L’avis ne plaide en revanche pas pour la présence systématique d’un tiers lors des examens, même si cette option reste possible pour les mineures notamment, mais aussi pour les personnes « en situation particulière de vulnérabilité », telles que les personnes en situation de handicap ou les victimes de violences sexuelles.

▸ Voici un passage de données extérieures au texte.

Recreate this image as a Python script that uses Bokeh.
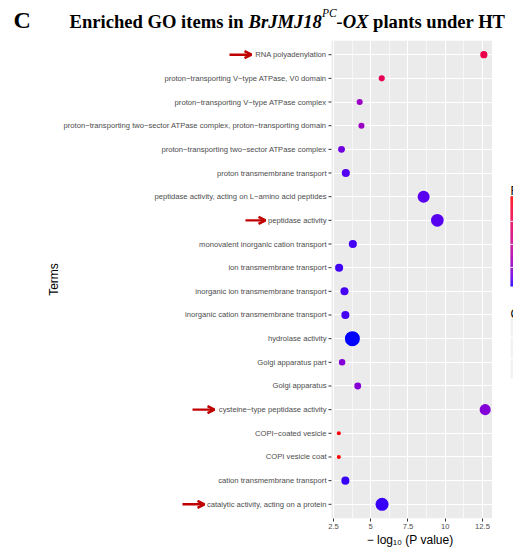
import numpy as np
from bokeh.plotting import figure
from bokeh.layouts import column, row
from bokeh.models import (ColumnDataSource, FactorRange, Range1d, LinearColorMapper,
                          Arrow, OpenHead, FixedTicker, BoxAnnotation)
from bokeh.core.properties import value
from bokeh.embed import file_html
from bokeh.resources import INLINE

# ---- data -------------------------------------------------------------
terms = [
    "RNA polyadenylation",
    "proton\u2212transporting V\u2212type ATPase, V0 domain",
    "proton\u2212transporting V\u2212type ATPase complex",
    "proton\u2212transporting two\u2212sector ATPase complex, proton\u2212transporting domain",
    "proton\u2212transporting two\u2212sector ATPase complex",
    "proton transmembrane transport",
    "peptidase activity, acting on L\u2212amino acid peptides",
    "peptidase activity",
    "monovalent inorganic cation transport",
    "ion transmembrane transport",
    "inorganic ion transmembrane transport",
    "inorganic cation transmembrane transport",
    "hydrolase activity",
    "Golgi apparatus part",
    "Golgi apparatus",
    "cysteine\u2212type peptidase activity",
    "COPI\u2212coated vesicle",
    "COPI vesicle coat",
    "cation transmembrane transport",
    "catalytic activity, acting on a protein",
]
neg_log10_p = [12.59, 5.74, 4.26, 4.38, 3.04, 3.33, 8.55, 9.47, 3.80, 2.88,
               3.24, 3.30, 3.77, 3.08, 4.13, 12.68, 2.86, 2.86, 3.30, 5.76]
gene_count = [7, 4, 4, 4, 6, 10, 33, 38, 10, 10,
              10, 10, 60, 5, 6, 26, 2, 2, 10, 41]
rich_factor = [0.421, 0.399, 0.213, 0.213, 0.165, 0.140, 0.146, 0.143, 0.133, 0.131,
               0.134, 0.134, 0.117, 0.184, 0.187, 0.182, 0.508, 0.508, 0.129, 0.128]
highlighted = ["RNA polyadenylation", "peptidase activity",
               "cysteine\u2212type peptidase activity",
               "catalytic activity, acting on a protein"]
x_ticks = [2.5, 5.0, 7.5, 10.0, 12.5]
rich_breaks = [0.2, 0.3, 0.4]

# ---- colour scale: blue -> red interpolated in CIE Lab ----------------
M = np.array([[0.4124564, 0.3575761, 0.1804375],
              [0.2126729, 0.7151522, 0.0721750],
              [0.0193339, 0.1191920, 0.9503041]])
WP = np.array([0.95047, 1.0, 1.08883])


def hex_to_lab(h):
    c = np.array([int(h[i:i + 2], 16) for i in (1, 3, 5)]) / 255.0
    c = np.where(c <= 0.04045, c / 12.92, ((c + 0.055) / 1.055) ** 2.4)
    t = (M @ c) / WP
    f = np.where(t > (6 / 29) ** 3, np.cbrt(t), t / (3 * (6 / 29) ** 2) + 4 / 29)
    return np.array([116 * f[1] - 16, 500 * (f[0] - f[1]), 200 * (f[1] - f[2])])


def lab_to_hex(lab):
    L, a, b = lab
    fy = (L + 16) / 116
    f = np.array([fy + a / 500, fy, fy - b / 200])
    t = np.where(f > 6 / 29, f ** 3, 3 * (6 / 29) ** 2 * (f - 4 / 29))
    c = np.linalg.solve(M, t * WP)
    c = np.clip(c, 0, 1)
    c = np.where(c <= 0.0031308, 12.92 * c, 1.055 * c ** (1 / 2.4) - 0.055)
    return "#%02x%02x%02x" % tuple(int(round(v * 255)) for v in np.clip(c, 0, 1))


lo_lab, hi_lab = hex_to_lab("#0000FF"), hex_to_lab("#FF0000")
palette = [lab_to_hex(lo_lab + (hi_lab - lo_lab) * s) for s in np.linspace(0, 1, 256)]
rich_lo, rich_hi = min(rich_factor), max(rich_factor)
mapper = LinearColorMapper(palette=palette, low=rich_lo, high=rich_hi)

# ---- point size: area proportional to gene count ----------------------
D_MIN, D_MAX = 4.0, 15.0
cmin, cmax = min(gene_count), max(gene_count)


def diameter(n):
    return D_MIN + (D_MAX - D_MIN) * np.sqrt((n - cmin) / (cmax - cmin))


source = ColumnDataSource(dict(
    term=terms, p=neg_log10_p, count=gene_count, rich=rich_factor,
    size=[diameter(n) for n in gene_count],
))

# ---- layout sizes (pixels) ------------------------------------------
W, H = 513, 550
TITLE_H = 40
LABEL_W = 327           # strip holding the term labels, arrows and "Terms"
TICK_W = 4              # white strip left of the panel that carries the y tick marks
PANEL_W = 161
LEGEND_W = W - LABEL_W - TICK_W - PANEL_W
BODY_H = H - TITLE_H
BOTTOM = 32
FRAME_H = BODY_H - BOTTOM

y_range = FactorRange(factors=terms[::-1], range_padding=0.1, range_padding_units="absolute")
n_terms = len(terms)

# ---- title strip ----------------------------------------------------
title_fig = figure(width=W, height=TITLE_H, output_backend="svg", toolbar_location=None,
                   x_range=Range1d(0, W), y_range=Range1d(TITLE_H, 0),
                   min_border=0, outline_line_color=None)
title_fig.axis.visible = False
title_fig.grid.visible = False
title_parts = [  # text, left x, baseline y, size, style
    ("C", 13, 19.5, "24px", "bold"),
    ("Enriched GO items in ", 69, 20.5, "18.6px", "bold"),
    ("BrJMJ18", 248, 20.5, "18.6px", "bold italic"),
    ("PC", 321.5, 12.5, "11.5px", "italic"),
    ("-OX", 336, 20.5, "18.6px", "bold italic"),
    ("plants under HT", 372.6, 20.5, "18.6px", "bold"),
]
for txt, x, y, fs, style in title_parts:
    title_fig.text(x=[x], y=[y], text=[txt], text_font=value("Liberation Serif"),
                   text_font_size=value(fs), text_font_style=style, text_color="black",
                   text_align="left", text_baseline="alphabetic")

# ---- term labels with highlight arrows ---------------------------------
label_fig = figure(width=LABEL_W, height=BODY_H, output_backend="svg", toolbar_location=None,
                   x_range=Range1d(0, LABEL_W), y_range=y_range,
                   min_border_left=0, min_border_right=0, min_border_top=0,
                   min_border_bottom=BOTTOM, outline_line_color=None)
label_fig.axis.visible = False
label_fig.grid.visible = False
label_fig.text(x=LABEL_W - 1, y="term", text="term", source=source,
               text_font=value("Liberation Sans"), text_font_size=value("7.65px"),
               text_color="#4D4D4D", text_align="right", text_baseline="middle")
label_fig.text(x=[53], y=[n_terms / 2], text=["Terms"], angle=np.pi / 2,
               text_font=value("Liberation Sans"), text_font_size=value("12px"),
               text_color="black", text_align="center", text_baseline="middle")

arrow_x = {  # shaft start / tip, just left of each label
    "RNA polyadenylation": (229, 251),
    "peptidase activity": (245, 265),
    "cysteine\u2212type peptidase activity": (192, 214),
    "catalytic activity, acting on a protein": (182, 204),
}
RED = "#C00000"
for t in highlighted:
    yc = (n_terms - 1 - terms.index(t)) + 0.5
    x0, x1 = arrow_x[t]
    label_fig.add_layout(Arrow(x_start=x0, y_start=yc, x_end=x1, y_end=yc,
                               line_color=RED, line_width=2.4,
                               end=OpenHead(size=7, line_color=RED, line_width=2.4)))

# ---- main dot plot ------------------------------------------------------
pad = 0.05 * (max(neg_log10_p) - min(neg_log10_p))
x_lo, x_hi = min(neg_log10_p) - pad, max(neg_log10_p) + pad
px_per_unit = PANEL_W / (x_hi - x_lo)
x_tick_strip = x_lo - TICK_W / px_per_unit      # left edge of the tick strip
x_tick_start = x_lo - 3 / px_per_unit           # tick marks are 3 px long

p = figure(width=TICK_W + PANEL_W, height=BODY_H, output_backend="svg", toolbar_location=None,
           x_range=Range1d(x_tick_strip, x_hi), y_range=y_range,
           min_border_left=0, min_border_right=0, min_border_top=0,
           min_border_bottom=BOTTOM)
p.background_fill_color = "white"
p.border_fill_color = "white"
p.outline_line_color = None
p.yaxis.visible = False

# grey panel behind the grid
p.add_layout(BoxAnnotation(left=x_lo, fill_color="#EBEBEB", fill_alpha=1,
                           line_color=None, level="image"))

p.xaxis.ticker = FixedTicker(ticks=x_ticks,
                             minor_ticks=[(a + b) / 2 for a, b in zip(x_ticks[:-1], x_ticks[1:])])
p.xgrid.grid_line_color = "white"
p.xgrid.grid_line_width = 1.1
p.xgrid.minor_grid_line_color = "white"
p.xgrid.minor_grid_line_width = 0.6
p.ygrid.grid_line_color = "white"
p.ygrid.grid_line_width = 1.1

ax = p.xaxis[0]
ax.axis_line_color = None
ax.major_tick_line_color = "#333333"
ax.major_tick_out = 3
ax.major_tick_in = 0
ax.minor_tick_out = 0
ax.minor_tick_in = 0
ax.major_label_text_font = "Liberation Sans"
ax.major_label_text_font_size = "7.65px"
ax.major_label_text_color = "#4D4D4D"
ax.major_label_standoff = 2
ax.axis_label = "\u2212 log\u2081\u2080 (P value)"
ax.axis_label_standoff = 1
ax.axis_label_text_font = "Liberation Sans"
ax.axis_label_text_font_size = "12px"
ax.axis_label_text_font_style = "normal"
ax.axis_label_text_color = "black"

# y tick marks, one per term
p.segment(x0=x_tick_start, x1=x_lo, y0="term", y1="term", source=source,
          line_color="#333333", line_width=1)

p.scatter(x="p", y="term", size="size", source=source, line_color=None,
          fill_color={"field": "rich", "transform": mapper})

# ---- legends: only their left edge falls inside the page ---------------
# coordinates in this strip are pixels, y measured up from the panel bottom
legend_fig = figure(width=LEGEND_W, height=BODY_H, output_backend="svg", toolbar_location=None,
                    x_range=Range1d(0, LEGEND_W), y_range=Range1d(0, FRAME_H),
                    min_border=0, outline_line_color=None)
legend_fig.axis.visible = False
legend_fig.grid.visible = False
LX = LEGEND_W - 3                     # left edge of the legend column

# colour bar for the rich factor
BAR_BOTTOM, BAR_H = 232, 90
steps = np.linspace(rich_lo, rich_hi, BAR_H + 1)
bar_y = BAR_BOTTOM + (steps - rich_lo) / (rich_hi - rich_lo) * BAR_H
bar_src = ColumnDataSource(dict(bottom=bar_y[:-1], top=bar_y[1:] + 0.3,
                                v=(steps[:-1] + steps[1:]) / 2))
legend_fig.quad(left=LX, right=LX + 17, bottom="bottom", top="top", source=bar_src,
                line_color=None, fill_color={"field": "v", "transform": mapper})
tick_y = [BAR_BOTTOM + (b - rich_lo) / (rich_hi - rich_lo) * BAR_H for b in rich_breaks]
legend_fig.segment(x0=LX, x1=LX + 3.4, y0=tick_y, y1=tick_y, line_color="white", line_width=1)
legend_fig.text(x=[LX], y=[BAR_BOTTOM + BAR_H + 6], text=["Rich factor"],
                text_font=value("Liberation Sans"), text_font_size=value("12px"),
                text_color="black", text_align="left", text_baseline="alphabetic")

# size legend for the gene count: grey key boxes under the title
key_edges = [140, 160, 182, 202]
legend_fig.quad(left=LX, right=LX + 20, bottom=key_edges[:-1],
                top=[e - 1 for e in key_edges[1:]], fill_color="#F2F2F2", line_color=None)
legend_fig.text(x=[LX], y=[key_edges[-1] + 3], text=["Count"],
                text_font=value("Liberation Sans"), text_font_size=value("12px"),
                text_color="black", text_align="left", text_baseline="alphabetic")

layout = column(title_fig, row(label_fig, p, legend_fig, spacing=0), spacing=0)
open("out.html", "w").write(file_html(layout, INLINE))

Cette présence peut être à double tranchant : cela « peut être rassurant » ou « être une interférence dans le soin », analyse Fabrice Gzil.
Rétablir la relation de confiance entre soignants et soignés
L’enjeu de cet avis est notamment celui de la confiance entre soignant et soigné, rappelle Karine Lefeuvre, invitant à ne pas « minimiser la parole des femmes ». Un levier de cette confiance relève de la démocratie participative avec une intervention des patients dans la formation des professionnels, mais aussi via des chartes et recommandations des sociétés savantes qui « gagneraient à être co-construites avec les patients », poursuit-elle.
Dans deux recommandations spécifiques aux autorités (ministères de la Santé et de l’Enseignement supérieur et de la Recherche), l’avis plaide aussi pour la mise en place des « conditions organisationnelles » nécessaires pour l’application des recommandations du CCNE. Il faut notamment, détaille le Pr Delfraissy, du « temps pour la discussion » et des « locaux adaptés » au respect de la pudeur et de l’intimité, avec par exemple un espace pour se déshabiller.
Le CCNE appelle également à « mieux considérer la formation (des étudiants en médecine, NDLR) aux humanités et à l’éthique du soin », poursuit son président. Ce qui se joue, estime-t-il, c’est la relation entre soignants et patients. Beaucoup de changements et d’innovations se développent « en laissant de côté le temps humain pourtant essentiel », juge-t-il, avant de suggérer que le CCNE pourrait se saisir de cet enjeu de confiance entre professionnels de santé et patients dans un futur avis.